Observation et recueil des symptômes pendant les 2 mois qui suivent, les symptômes sont recopiés dans les cahiers ou mieux à présent, des fichiers informatiques. Les superviseurs et les expérimentateurs se voient ou se contactent fréquemment (skype, téléphone) dans les 3 premières semaines.

3/ Mise en commun de l’expérience de chacun au cours d’une réunion rassemblant expérimentateurs et superviseurs. Tout expérimentateur doit entendre les symptômes des autres et pouvoir les comparer aux siens. L’organisateur révèle le nom de la substance en fin de réunion, parle de la souche (d’où vient le remède) et des éventuelles pathogénésies déjà effectuées avec cette substance.

4/ Exploitation et synthèse de la pathogénésie qui sera écrite et si possible publiée.

Signalons une difficulté importante dans cette étape qui est de savoir décider quels symptômes de la pathogénésie sont valables et lesquels ne le sont pas. Si nous sommes trop crédules, nous pouvons inclure des symptômes qui n’appartiennent pas à la pathogénésie, ce qui conduit à des générations entières d’erreurs… Si nous sommes trop sévères, nous risquons de perdre des symptômes valables. L’expérience a montré qu’un symptôme paraissant douteux et émanant d’un seul expérimentateur d’Hahnemann a pu être vérifié cliniquement plusieurs fois au fil des années…

Pour tempérer cette difficulté, des critères d’inclusion de symptômes ont été suggérés : les symptômes habituels et récents sont exclus. Un symptôme habituel mais modifié par l’expérimentation est inclus en décrivant clairement ce qui relève de l’habituel et du transformé, et un symptôme apparu plusieurs années auparavant et qui se renouvelle sans raison pendant la pathogénésie doit être inclus.
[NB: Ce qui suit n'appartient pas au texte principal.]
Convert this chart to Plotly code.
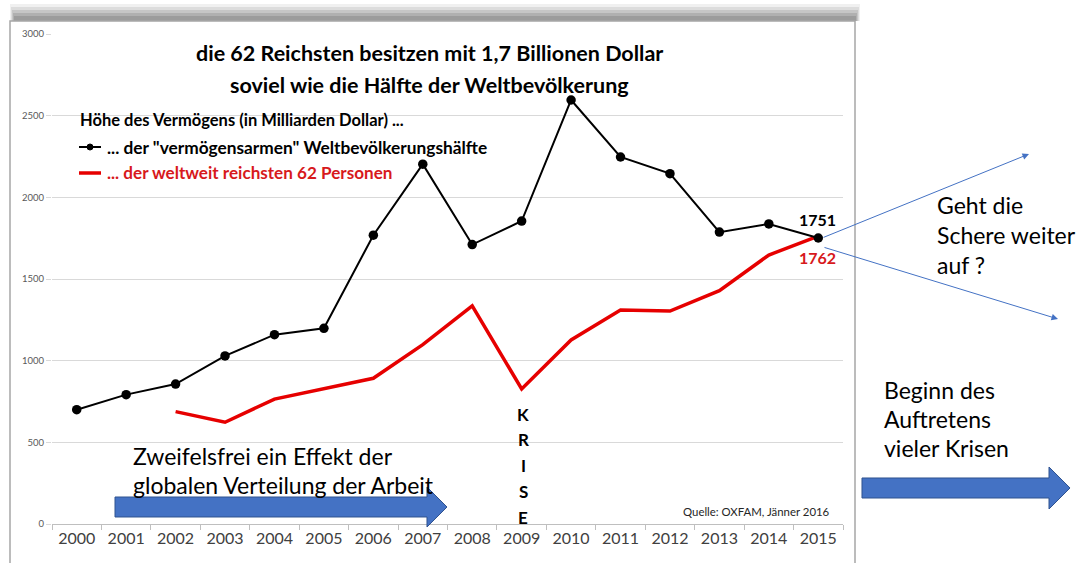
import plotly.graph_objects as go

years = [str(y) for y in range(2000, 2016)]
poor_half = [700, 792, 857, 1029, 1159, 1198, 1768, 2203, 1711, 1855, 2596, 2247, 2145, 1787, 1837, 1751]
rich_62 = [None, None, 688, 623, 765, 827, 892, 1098, 1335, 827, 1127, 1310, 1304, 1429, 1647, 1762]
y_ticks = [0, 500, 1000, 1500, 2000, 2500, 3000]

W, H = 1092, 563
L, R, T, B = 52, 843, 34, 524

def px(x):
    return (x - L) / (R - L)

def py(y):
    return (B - y) / (B - T)

FONT = "Lato"
BLUE = "#4472C4"
RED_LINE = "#e60000"
RED_TXT = "#d7191c"

fig = go.Figure()
fig.add_trace(go.Scatter(x=years, y=rich_62, mode="lines",
                         line=dict(color=RED_LINE, width=3.5), showlegend=False))
fig.add_trace(go.Scatter(x=years, y=poor_half, mode="lines+markers",
                         line=dict(color="black", width=2),
                         marker=dict(color="black", size=9.5), showlegend=False))

shapes = []
annotations = []

# frame shadow
for i, op in enumerate([0.10, 0.15, 0.2, 0.25, 0.3]):
    shapes.append(dict(type="rect", xref="paper", yref="paper", layer="below",
                       x0=px(10 + i), x1=px(860 - i), y0=py(21), y1=py(4 + i * 3),
                       line=dict(width=0), fillcolor=f"rgba(110,110,110,{op})"))
# frame
shapes.append(dict(type="rect", xref="paper", yref="paper", layer="below",
                   x0=px(10), x1=px(855), y0=py(570), y1=py(21),
                   line=dict(color="#a6a6a6", width=1.5), fillcolor="white"))

# legend samples
shapes.append(dict(type="line", xref="paper", yref="paper",
                   x0=px(79), x1=px(101), y0=py(147), y1=py(147),
                   line=dict(color="black", width=2)))
shapes.append(dict(type="circle", xref="paper", yref="paper",
                   x0=px(87), x1=px(93), y0=py(150), y1=py(144),
                   line=dict(color="black", width=1), fillcolor="black"))
shapes.append(dict(type="line", xref="paper", yref="paper",
                   x0=px(79), x1=px(101), y0=py(173), y1=py(173),
                   line=dict(color=RED_LINE, width=3.5)))

# block arrows
def block_arrow(x0, x1, head_x, yc, half_body, half_head):
    pts = [(x0, yc - half_body), (head_x, yc - half_body), (head_x, yc - half_head),
           (x1, yc), (head_x, yc + half_head), (head_x, yc + half_body), (x0, yc + half_body)]
    path = "M " + " L ".join(f"{px(a):.5f},{py(b):.5f}" for a, b in pts) + " Z"
    return dict(type="path", xref="paper", yref="paper", path=path,
                fillcolor=BLUE, line=dict(color="#2f528f", width=1))

shapes.append(block_arrow(115, 447, 427, 507, 10, 20))
shapes.append(block_arrow(862, 1070, 1049, 488, 10, 21))

def text(x, y, s, size, color="black", bold=False, anchor="left"):
    annotations.append(dict(xref="paper", yref="paper", x=px(x), y=py(y),
                            text=f"<b>{s}</b>" if bold else s, showarrow=False,
                            xanchor=anchor, yanchor="middle",
                            font=dict(family=FONT, size=size, color=color)))

text(429, 53, "die 62 Reichsten besitzen mit 1,7 Billionen Dollar", 21.5, bold=True, anchor="center")
text(429, 85, "soviel wie die Hälfte der Weltbevölkerung", 21.5, bold=True, anchor="center")
text(78, 120, "Höhe des Vermögens (in Milliarden Dollar) ...", 16.5, bold=True)
text(105, 147, '... der "vermögensarmen" Weltbevölkerungshälfte', 17.3, bold=True)
text(105, 173, "... der weltweit reichsten 62 Personen", 17.1, color=RED_TXT, bold=True)
text(817, 219, "1751", 16, bold=True, anchor="center")
text(817, 257, "1762", 16, color=RED_TXT, bold=True, anchor="center")
for i, ch in enumerate("KRISE"):
    text(523, 414 + i * 25.8, ch, 17, bold=True, anchor="center")
text(832, 511, "Quelle: OXFAM, Jänner 2016", 11.4, color="#262626", anchor="right")
text(131, 456, "Zweifelsfrei ein Effekt der", 23)
text(131, 485, "globalen Verteilung der Arbeit", 23)
text(882, 390, "Beginn des", 23)
text(882, 419, "Auftretens", 23)
text(882, 448, "vieler Krisen", 23)
text(935, 205, "Geht die", 23)
text(935, 235, "Schere weiter", 23)
text(935, 265, "auf ?", 23)

# thin arrows
for (tx, ty, hx, hy) in [(822, 238, 1029, 154), (823, 247, 1058, 319)]:
    annotations.append(dict(xref="paper", yref="paper", x=px(hx), y=py(hy),
                            ax=tx - hx, ay=ty - hy, axref="pixel", ayref="pixel",
                            showarrow=True, arrowhead=2, arrowsize=1.3, arrowwidth=1,
                            arrowcolor=BLUE, text=""))

fig.update_layout(
    width=W, height=H,
    margin=dict(l=L, r=W - R, t=T, b=H - B),
    paper_bgcolor="white", plot_bgcolor="rgba(0,0,0,0)",
    shapes=shapes, annotations=annotations,
    xaxis=dict(type="category", range=[-0.5, 15.5], showgrid=False,
               showline=True, linecolor="#bfbfbf", linewidth=1,
               ticks="outside", tickson="boundaries", ticklen=5, tickcolor="#bfbfbf",
               tickfont=dict(family=FONT, size=16, color="#404040")),
    yaxis=dict(range=[0, 3000], tickvals=y_ticks, showgrid=True, gridcolor="#d9d9d9",
               zeroline=False, showline=False, ticks="outside", ticklen=5,
               tickcolor="#d9d9d9",
               tickfont=dict(family=FONT, size=9.5, color="#595959")),
)

fig.write_html("out.html", config={"displayModeBar": False},
               post_script="document.body.style.margin='0px';")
Si un symptôme existant préalablement disparaît on doit le noter (SG). Si un symptôme est très intense et quotidien il acquiert de la valeur, de même s’il est rapporté par plusieurs expérimentateurs.

A noter que :

  • Une seule personne, l’organisateur du proving, connaît la substance expérimentée (simple aveugle). On peut aussi faire tirer au sort le remède parmi plusieurs remèdes possibles de telle façon que l’organisateur ne le connaisse pas (double aveugle).
  • Il y a en général des placebos dans les lots de remèdes distribués, même s’il n’est pas nécessaire d’en mettre beaucoup.
  • Toute personne présentant un état pathologique en exacerbation aiguë ou non stabilisé doit s’abstenir d’expérimenter. Idem pour les femmes enceintes.
  • Tout expérimentateur doit ignorer les symptômes manifestés par les autres expérimentateurs pendant toute la durée de la pathogénésie.
  • Un symptôme pathogénétique, c’est  :
    • tout nouveau symptôme, c’est-à-dire un symptôme que vous n’avez jamais éprouvé auparavant,
    • tout changement ou toute intensification d’un symptôme existant,
    • tout retour marqué d’un ancien symptôme, c’est-à-dire un symptôme que vous n’avez pas éprouvé depuis plus d’un an.
  • D’une manière générale, moins les pathogénésies sont sérieuses, complètes, fouillées, plus elles abondent en signes banals, communs (anxiété, irritabilité etc...) par opposition aux symptômes étranges et caractéristiques qui valoriseront un remède. Et si ces symptômes manquent, le remède a toutes les chances de ne pas être mémorisé, il ne sera pas utilisé par les homéopathes.